» **Task statement**
Set down the material below in full, matching it exactly.

'''

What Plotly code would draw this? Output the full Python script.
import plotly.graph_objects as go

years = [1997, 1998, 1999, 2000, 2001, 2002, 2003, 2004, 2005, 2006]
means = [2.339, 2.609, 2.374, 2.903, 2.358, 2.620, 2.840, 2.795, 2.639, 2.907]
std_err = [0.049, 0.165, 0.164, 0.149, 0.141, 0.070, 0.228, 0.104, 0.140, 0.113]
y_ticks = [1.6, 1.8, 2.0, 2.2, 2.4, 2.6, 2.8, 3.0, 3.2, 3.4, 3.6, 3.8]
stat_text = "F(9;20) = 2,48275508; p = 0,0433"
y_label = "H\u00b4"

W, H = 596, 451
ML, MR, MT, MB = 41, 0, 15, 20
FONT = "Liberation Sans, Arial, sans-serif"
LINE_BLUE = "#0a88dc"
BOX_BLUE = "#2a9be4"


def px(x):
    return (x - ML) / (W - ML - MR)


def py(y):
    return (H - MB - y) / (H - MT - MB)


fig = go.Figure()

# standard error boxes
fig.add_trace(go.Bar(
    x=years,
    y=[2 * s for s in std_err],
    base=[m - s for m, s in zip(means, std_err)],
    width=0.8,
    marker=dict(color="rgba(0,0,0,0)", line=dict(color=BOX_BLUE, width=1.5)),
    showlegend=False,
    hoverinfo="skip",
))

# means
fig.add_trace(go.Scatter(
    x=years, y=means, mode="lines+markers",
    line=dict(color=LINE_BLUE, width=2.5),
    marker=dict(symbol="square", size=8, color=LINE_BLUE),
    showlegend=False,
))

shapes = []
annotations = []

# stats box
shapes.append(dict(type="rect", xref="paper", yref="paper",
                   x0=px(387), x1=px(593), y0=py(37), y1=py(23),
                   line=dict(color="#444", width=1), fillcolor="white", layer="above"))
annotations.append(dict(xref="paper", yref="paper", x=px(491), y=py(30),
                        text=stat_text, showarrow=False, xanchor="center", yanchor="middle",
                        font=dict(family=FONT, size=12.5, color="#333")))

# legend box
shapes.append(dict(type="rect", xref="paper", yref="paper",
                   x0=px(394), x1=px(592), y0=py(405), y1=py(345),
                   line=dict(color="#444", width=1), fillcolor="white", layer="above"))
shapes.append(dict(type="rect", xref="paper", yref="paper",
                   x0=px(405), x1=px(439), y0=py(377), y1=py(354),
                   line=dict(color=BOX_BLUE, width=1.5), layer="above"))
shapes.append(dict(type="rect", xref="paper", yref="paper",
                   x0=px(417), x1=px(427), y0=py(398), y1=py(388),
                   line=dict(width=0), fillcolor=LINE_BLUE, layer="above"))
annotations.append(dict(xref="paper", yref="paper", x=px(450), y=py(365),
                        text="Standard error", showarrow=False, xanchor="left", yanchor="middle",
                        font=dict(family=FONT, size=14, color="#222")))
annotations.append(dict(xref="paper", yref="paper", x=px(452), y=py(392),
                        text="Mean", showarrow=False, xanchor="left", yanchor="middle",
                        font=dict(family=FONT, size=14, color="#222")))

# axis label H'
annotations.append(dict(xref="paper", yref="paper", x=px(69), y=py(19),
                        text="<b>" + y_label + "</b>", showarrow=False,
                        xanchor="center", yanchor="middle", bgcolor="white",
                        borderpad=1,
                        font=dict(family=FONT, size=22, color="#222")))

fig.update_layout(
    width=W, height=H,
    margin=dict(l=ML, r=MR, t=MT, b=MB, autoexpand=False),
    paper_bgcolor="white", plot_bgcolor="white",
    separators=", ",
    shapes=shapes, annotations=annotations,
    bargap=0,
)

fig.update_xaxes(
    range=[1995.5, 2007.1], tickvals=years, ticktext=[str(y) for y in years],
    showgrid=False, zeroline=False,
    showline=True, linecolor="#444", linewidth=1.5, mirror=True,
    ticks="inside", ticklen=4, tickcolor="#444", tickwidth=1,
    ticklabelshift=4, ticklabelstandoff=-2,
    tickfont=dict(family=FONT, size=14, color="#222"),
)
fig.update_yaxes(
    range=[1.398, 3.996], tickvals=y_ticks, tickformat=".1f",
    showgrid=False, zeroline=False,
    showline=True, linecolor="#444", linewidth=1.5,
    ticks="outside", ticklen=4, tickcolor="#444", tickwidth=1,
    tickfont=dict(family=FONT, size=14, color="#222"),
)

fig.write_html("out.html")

'''

» **Answer to the problem**
What Plotly code would draw this? Output the full Python script.
import plotly.graph_objects as go

years = [1997, 1998, 1999, 2000, 2001, 2002, 2003, 2004, 2005, 2006]
means = [2.339, 2.609, 2.374, 2.903, 2.358, 2.620, 2.840, 2.795, 2.639, 2.907]
std_err = [0.049, 0.165, 0.164, 0.149, 0.141, 0.070, 0.228, 0.104, 0.140, 0.113]
y_ticks = [1.6, 1.8, 2.0, 2.2, 2.4, 2.6, 2.8, 3.0, 3.2, 3.4, 3.6, 3.8]
stat_text = "F(9;20) = 2,48275508; p = 0,0433"
y_label = "H\u00b4"

W, H = 596, 451
ML, MR, MT, MB = 41, 0, 15, 20
FONT = "Liberation Sans, Arial, sans-serif"
LINE_BLUE = "#0a88dc"
BOX_BLUE = "#2a9be4"


def px(x):
    return (x - ML) / (W - ML - MR)


def py(y):
    return (H - MB - y) / (H - MT - MB)


fig = go.Figure()

# standard error boxes
fig.add_trace(go.Bar(
    x=years,
    y=[2 * s for s in std_err],
    base=[m - s for m, s in zip(means, std_err)],
    width=0.8,
    marker=dict(color="rgba(0,0,0,0)", line=dict(color=BOX_BLUE, width=1.5)),
    showlegend=False,
    hoverinfo="skip",
))

# means
fig.add_trace(go.Scatter(
    x=years, y=means, mode="lines+markers",
    line=dict(color=LINE_BLUE, width=2.5),
    marker=dict(symbol="square", size=8, color=LINE_BLUE),
    showlegend=False,
))

shapes = []
annotations = []

# stats box
shapes.append(dict(type="rect", xref="paper", yref="paper",
                   x0=px(387), x1=px(593), y0=py(37), y1=py(23),
                   line=dict(color="#444", width=1), fillcolor="white", layer="above"))
annotations.append(dict(xref="paper", yref="paper", x=px(491), y=py(30),
                        text=stat_text, showarrow=False, xanchor="center", yanchor="middle",
                        font=dict(family=FONT, size=12.5, color="#333")))

# legend box
shapes.append(dict(type="rect", xref="paper", yref="paper",
                   x0=px(394), x1=px(592), y0=py(405), y1=py(345),
                   line=dict(color="#444", width=1), fillcolor="white", layer="above"))
shapes.append(dict(type="rect", xref="paper", yref="paper",
                   x0=px(405), x1=px(439), y0=py(377), y1=py(354),
                   line=dict(color=BOX_BLUE, width=1.5), layer="above"))
shapes.append(dict(type="rect", xref="paper", yref="paper",
                   x0=px(417), x1=px(427), y0=py(398), y1=py(388),
                   line=dict(width=0), fillcolor=LINE_BLUE, layer="above"))
annotations.append(dict(xref="paper", yref="paper", x=px(450), y=py(365),
                        text="Standard error", showarrow=False, xanchor="left", yanchor="middle",
                        font=dict(family=FONT, size=14, color="#222")))
annotations.append(dict(xref="paper", yref="paper", x=px(452), y=py(392),
                        text="Mean", showarrow=False, xanchor="left", yanchor="middle",
                        font=dict(family=FONT, size=14, color="#222")))

# axis label H'
annotations.append(dict(xref="paper", yref="paper", x=px(69), y=py(19),
                        text="<b>" + y_label + "</b>", showarrow=False,
                        xanchor="center", yanchor="middle", bgcolor="white",
                        borderpad=1,
                        font=dict(family=FONT, size=22, color="#222")))

fig.update_layout(
    width=W, height=H,
    margin=dict(l=ML, r=MR, t=MT, b=MB, autoexpand=False),
    paper_bgcolor="white", plot_bgcolor="white",
    separators=", ",
    shapes=shapes, annotations=annotations,
    bargap=0,
)

fig.update_xaxes(
    range=[1995.5, 2007.1], tickvals=years, ticktext=[str(y) for y in years],
    showgrid=False, zeroline=False,
    showline=True, linecolor="#444", linewidth=1.5, mirror=True,
    ticks="inside", ticklen=4, tickcolor="#444", tickwidth=1,
    ticklabelshift=4, ticklabelstandoff=-2,
    tickfont=dict(family=FONT, size=14, color="#222"),
)
fig.update_yaxes(
    range=[1.398, 3.996], tickvals=y_ticks, tickformat=".1f",
    showgrid=False, zeroline=False,
    showline=True, linecolor="#444", linewidth=1.5,
    ticks="outside", ticklen=4, tickcolor="#444", tickwidth=1,
    tickfont=dict(family=FONT, size=14, color="#222"),
)

fig.write_html("out.html")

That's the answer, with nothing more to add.